I obviously think it’d be better if they could all stop squirming and just act. The country would be better off and their interests as politicians would be better served, and we’d know they’d heeded the lessons of 2009-2010 completely rather than partially.ARP is a great example of the general case for a more dynamic Democratic Party, because they actually broke form and it worked out great. But there are no shortage of examples over the past several years where the party remained hidebound, chased polls, feared backlash…and the case for dynamism looks great in hindsight, when it’s too late.
Just this week, we learned senior military leaders were so concerned President Trump might try to steal an unelected second term with a “Reichstag moment” that they made contingency plans for thwarting a coup attempt. But this horrifying revelation, about a country on the precipice of democratic collapse, didn’t come to us through a process of truth and reconciliation established by a confident, winning party. It landed in a news article as part of a book rollout during the long interregnum between when Democrats abruptly reversed their decision to call witnesses at Trump’s impeachment trial and when they finally convened their special insurrection committee.
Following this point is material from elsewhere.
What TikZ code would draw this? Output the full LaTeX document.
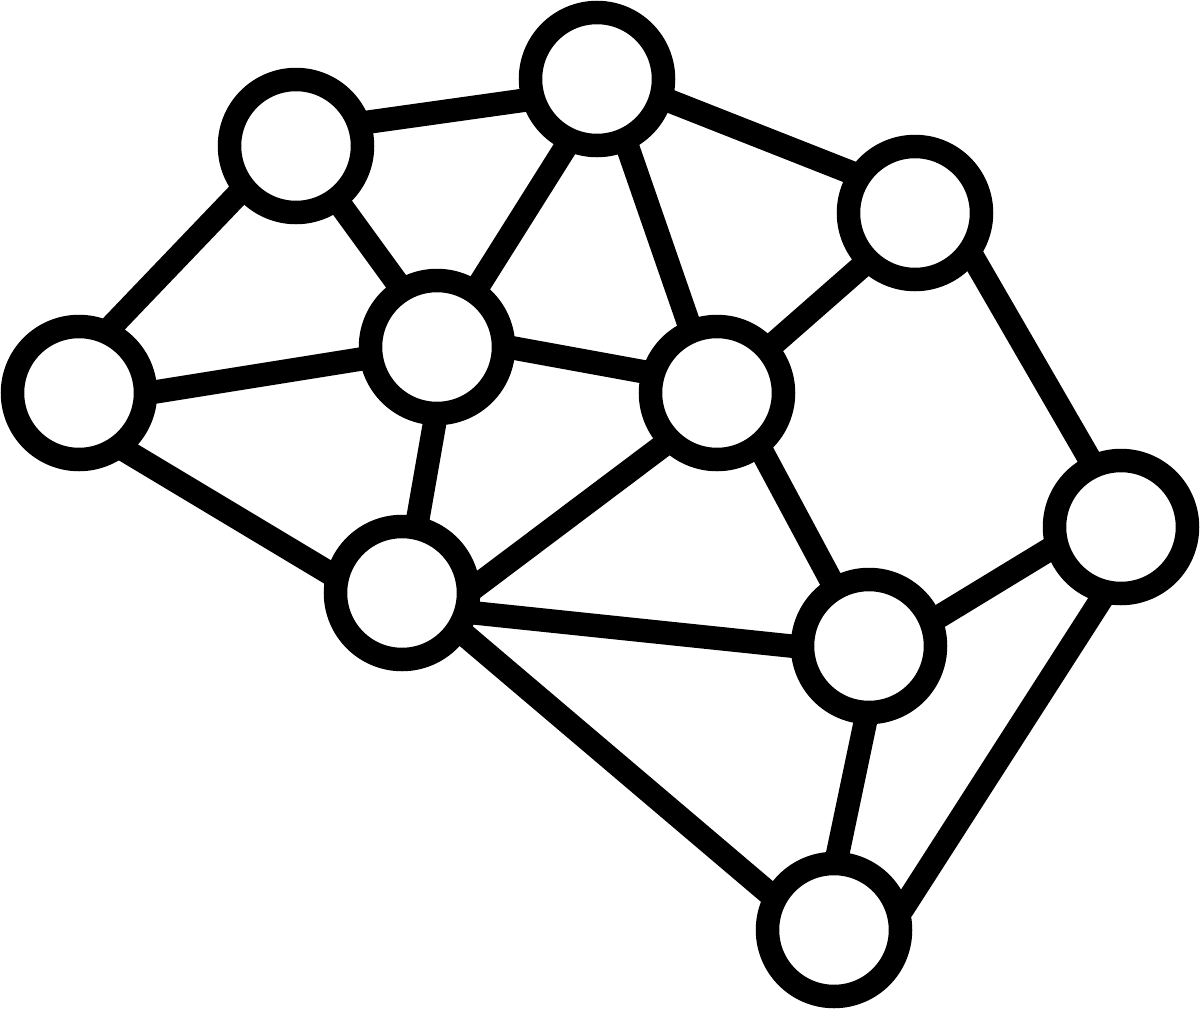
\documentclass[tikz,border=0pt]{standalone}
\usepackage{tikz}
\usetikzlibrary{backgrounds}

\tikzstyle{Vertex} = [draw=black,
                      fill=white,
                      circle,
                      line width=0.235cm,
                      inner sep=0pt,
                      minimum size=1.33cm]
\tikzstyle{Link} = [line width=0.235cm, draw=black,
                    shorten <=-0.1cm, shorten >=-0.1cm]

\begin{document}
\begin{tikzpicture}

	\useasboundingbox (0,0) rectangle (12,-10.1);

	% Vertex nodes
	\node(top) at (5.97, -0.79) [Vertex]{};
	\node(upleft) at (2.96, -1.46) [Vertex]{};
	\node(upright) at (9.15, -2.13) [Vertex]{};
	\node(left) at (0.79, -3.93) [Vertex]{};
	\node(center) at (4.37, -3.47) [Vertex]{};
	\node(midright) at (7.17, -3.93) [Vertex]{};
	\node(farright) at (11.21, -5.27) [Vertex]{};
	\node(lowmid) at (4.02, -5.93) [Vertex]{};
	\node(lowright) at (8.69, -6.46) [Vertex]{};
	\node(bottom) at (8.34, -9.30) [Vertex]{};

	% Lines
	\begin{pgfonlayer}{background}
	\draw [Link] (top.196.5) -- (upleft.18.4);
	\draw [Link] (top.-17.7) -- (upright.148.2);
	\draw [Link] (top.245) -- (center.56.3);
	\draw [Link] (top.-66.7) -- (midright.112.3);
	\draw [Link] (upleft.220.8) -- (left.63.1);
	\draw [Link] (upleft.-53.3) -- (center.122.5);
	\draw [Link] (left.1.5) -- (center.189);
	\draw [Link] (left.-50.8) -- (lowmid.164.6);
	\draw [Link] (center.-1.5) -- (midright.164.2);
	\draw [Link] (center.268.5) -- (lowmid.78.8);
	\draw [Link] (upright.225.5) -- (midright.41.3);
	\draw [Link] (upright.-39.8) -- (farright.115.6);
	\draw [Link] (midright.224.5) -- (lowmid.7.8);
	\draw [Link] (midright.-53.9) -- (lowright.120.8);
	\draw [Link] (lowmid.-15.8) -- (lowright.180.7);
	\draw [Link] (lowmid.-34.9) -- (bottom.150.8);
	\draw [Link] (farright.198) -- (lowright.23.3);
	\draw [Link] (farright.254.4) -- (bottom.21);
	\draw [Link] (lowright.267.8) -- (bottom.87.8);
	\end{pgfonlayer}

\end{tikzpicture}
\end{document}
It’s worth recounting and dwelling on missed opportunities like this, because the party leadership’s natural state is one of impassivity, and they are confirmed in this kind of politics by tons of influential party strategists and intellectuals who counsel them to embrace moderation, stick to what’s predictable and what polls well.I see the party on a knife’s edge between doing what’s needed to save the country, and succumbing to old ways, which makes these next few weeks especially critical. The last-best time to avoid fatalism, treat nothing as a foregone conclusion, and rekindle the collective sense of accomplishment Democrats felt when they passed the ARP.Otherwise the last voices they hear before the moment of truth will be ones echoing the failed logic of the past.
Looking back on the mistakes of the early Obama years, it seemed inconceivable that Democratic leaders—the very same people in fact!—would once again allow themselves to become mired in bipartisan negotiations rigged to go nowhere; would succumb to the temptation to look forward, at the expense of accountability; would allow Republican storylines (about debt or inflation or critical race theory or crime or anything else) to mindfuck them.
But it can happen. It may be the case that those who can not remember the past are doomed to relive it, but it doesn’t follow from there that those who do remember the past are immune to repeating its mistakes. The longer Democrats apply the lessons of 2009-2010 partially, the greater the risk they’ll slip back into their old ways altogether.